For the first time in years, Tuck heard the crowd. For so long, he had been able to shut them out. He had been able to ignore both the cheers and the seldom boos. It never mattered to him, so he paid it no attention. Now, in the instant that ball sailed past him, his ears opened. He heard the background boos and moans and the grief. In the foreground he heard the individual insults, obscenities, and cries. They crashed down on him like a tsunami. For the first couple of moments that he stood there with his bat on his shoulder, the tide of boos just became deeper, but after five minutes or so, the tide had gone back out.

He was the one who had no respect for the game. He was the one who had stopped respecting himself. He was the one whom they had booed … mercilessly.
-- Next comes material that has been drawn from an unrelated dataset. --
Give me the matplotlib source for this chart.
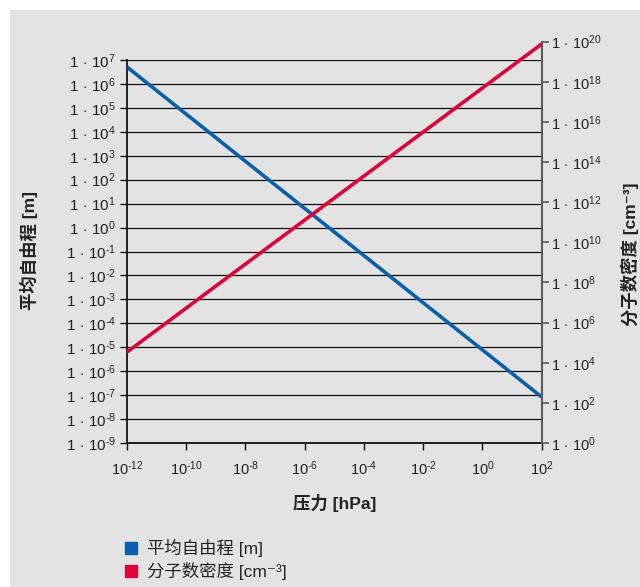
import math
import matplotlib
import matplotlib.pyplot as plt
from matplotlib.lines import Line2D
from matplotlib.patches import Rectangle
from matplotlib.ticker import FixedLocator, FuncFormatter, NullLocator

matplotlib.use("Agg")

plt.rcParams["font.family"] = ["Liberation Sans", "Noto Sans CJK SC", "DejaVu Sans"]
plt.rcParams["mathtext.fontset"] = "custom"
plt.rcParams["mathtext.rm"] = "Liberation Sans"
plt.rcParams["mathtext.it"] = "Liberation Sans:italic"
plt.rcParams["mathtext.bf"] = "Liberation Sans:bold"

# pressure range [hPa] and the two quantities at its ends
pressure = [1e-12, 1e2]
mean_free_path = [5.1e6, 8.3e-8]      # m
number_density = [3.4e4, 7.7e19]      # cm^-3

x_ticks = [1e-12, 1e-10, 1e-8, 1e-6, 1e-4, 1e-2, 1e0, 1e2]
left_exps = list(range(-9, 8))
right_exps = list(range(0, 21, 2))

BLUE = "#0760a9"
RED = "#dc0537"
BG = "#e3e3e3"
TXT = "#222222"


def exp_str(v):
    e = round(math.log10(v))
    return ("\u2010" + str(-e)) if e < 0 else str(e)


def one_times(v, p):
    return r"1$\,\cdot\,$10$^{%s}$" % exp_str(v)


def ten_pow(v, p):
    return r"10$^{%s}$" % exp_str(v)


W, H = 640, 587
fig = plt.figure(figsize=(W / 100, H / 100), dpi=100, facecolor="white")
fig.add_artist(Rectangle((10 / W, 0), 1, (H - 10) / H, transform=fig.transFigure,
                         facecolor=BG, edgecolor="none", zorder=-10))

x0, x1 = 127, 541.7
ax = fig.add_axes([x0 / W, (H - 443) / H, (x1 - x0) / W, (443 - 60) / H])
ax2 = fig.add_axes([x0 / W, (H - 443) / H, (x1 - x0) / W, (443 - 41.7) / H], sharex=ax)
for a in (ax, ax2):
    a.set_facecolor("none")
    a.set_xscale("log")
    a.set_yscale("log")

ax.set_xlim(pressure[0], pressure[1])
ax.set_ylim(10.0 ** left_exps[0], 10.0 ** left_exps[-1])
ax2.set_ylim(10.0 ** right_exps[0], 10.0 ** right_exps[-1])

# left axis: mean free path
ax.plot(pressure, mean_free_path, color=BLUE, lw=2.6, solid_capstyle="butt", zorder=3)
ax.yaxis.set_major_locator(FixedLocator([10.0 ** e for e in left_exps]))
ax.yaxis.set_minor_locator(NullLocator())
ax.yaxis.set_major_formatter(FuncFormatter(one_times))
ax.xaxis.set_major_locator(FixedLocator(x_ticks))
ax.xaxis.set_minor_locator(NullLocator())
ax.xaxis.set_major_formatter(FuncFormatter(ten_pow))
ax.grid(axis="y", color="#111111", lw=0.9)
ax.tick_params(axis="both", direction="out", length=5, width=1, color="#111111",
               labelsize=11, labelcolor=TXT)
ax.tick_params(axis="x", labelsize=10.5, pad=7)
ax.tick_params(axis="y", pad=3)
for s in ("top", "right"):
    ax.spines[s].set_visible(False)
for s in ("left", "bottom"):
    ax.spines[s].set_linewidth(1.3)
    ax.spines[s].set_color("#111111")

# right axis: molecular number density
ax2.plot(pressure, number_density, color=RED, lw=2.6, solid_capstyle="butt", zorder=3)
for s in ("top", "left", "bottom"):
    ax2.spines[s].set_visible(False)
ax2.spines["right"].set_color("#5a5a5a")
ax2.spines["right"].set_linewidth(1.5)
ax2.yaxis.tick_right()
ax2.yaxis.set_major_locator(FixedLocator([10.0 ** e for e in right_exps]))
ax2.yaxis.set_minor_locator(NullLocator())
ax2.yaxis.set_major_formatter(FuncFormatter(one_times))
ax2.tick_params(axis="y", direction="out", length=5, width=1.2, color="#5a5a5a",
                labelsize=10.5, labelcolor=TXT, pad=2)
ax2.tick_params(axis="x", which="both", bottom=False, labelbottom=False)

fig.text(335 / W, 1 - 503 / H, "压力 [hPa]", ha="center", va="center",
         fontsize=12.5, fontweight="bold", color=TXT)
fig.text(29 / W, 1 - 250 / H, "平均自由程 [m]", ha="center", va="center",
         rotation=90, fontsize=12.5, fontweight="bold", color=TXT)
fig.text(630 / W, 1 - 254 / H, "分子数密度 [cm⁻³]", ha="center", va="center",
         rotation=90, fontsize=12.5, fontweight="bold", color=TXT)

handles = [
    Line2D([], [], ls="none", marker="s", ms=9, color=BLUE, label="平均自由程 [m]"),
    Line2D([], [], ls="none", marker="s", ms=9, color=RED, label="分子数密度 [cm⁻³]"),
]
fig.legend(handles=handles, loc="upper left", bbox_to_anchor=(115 / W, 1 - 530 / H),
           frameon=False, fontsize=12.5, handlelength=0.8, handletextpad=0.55,
           labelspacing=0.28, borderpad=0, labelcolor=TXT)

fig.savefig("out.png", dpi=100, facecolor="white")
Finally, he dropped his bat into the dirt, as the grounds crew tried to work around him. He slowly walked toward center field. He walked around the pitcher’s mound and stepped over the spot where second base had been. He got to about the midpoint of center field when he crouched down in a squat. He stared at the grass for a moment or two before taking one hand and slowly waving it over the individual blades. By now, half the lights pointed at the field were turned off, casting a long shadow of himself across the grass in front of him.

He was careful not to touch the grass. He could almost feel the heat coming off of it. He was confused and tired of the heat that was all around him. He could feel the lava consuming him, bit by bit.

After a while, Tuck turned and headed back to the dugout, hoping he would not have to face his teammates.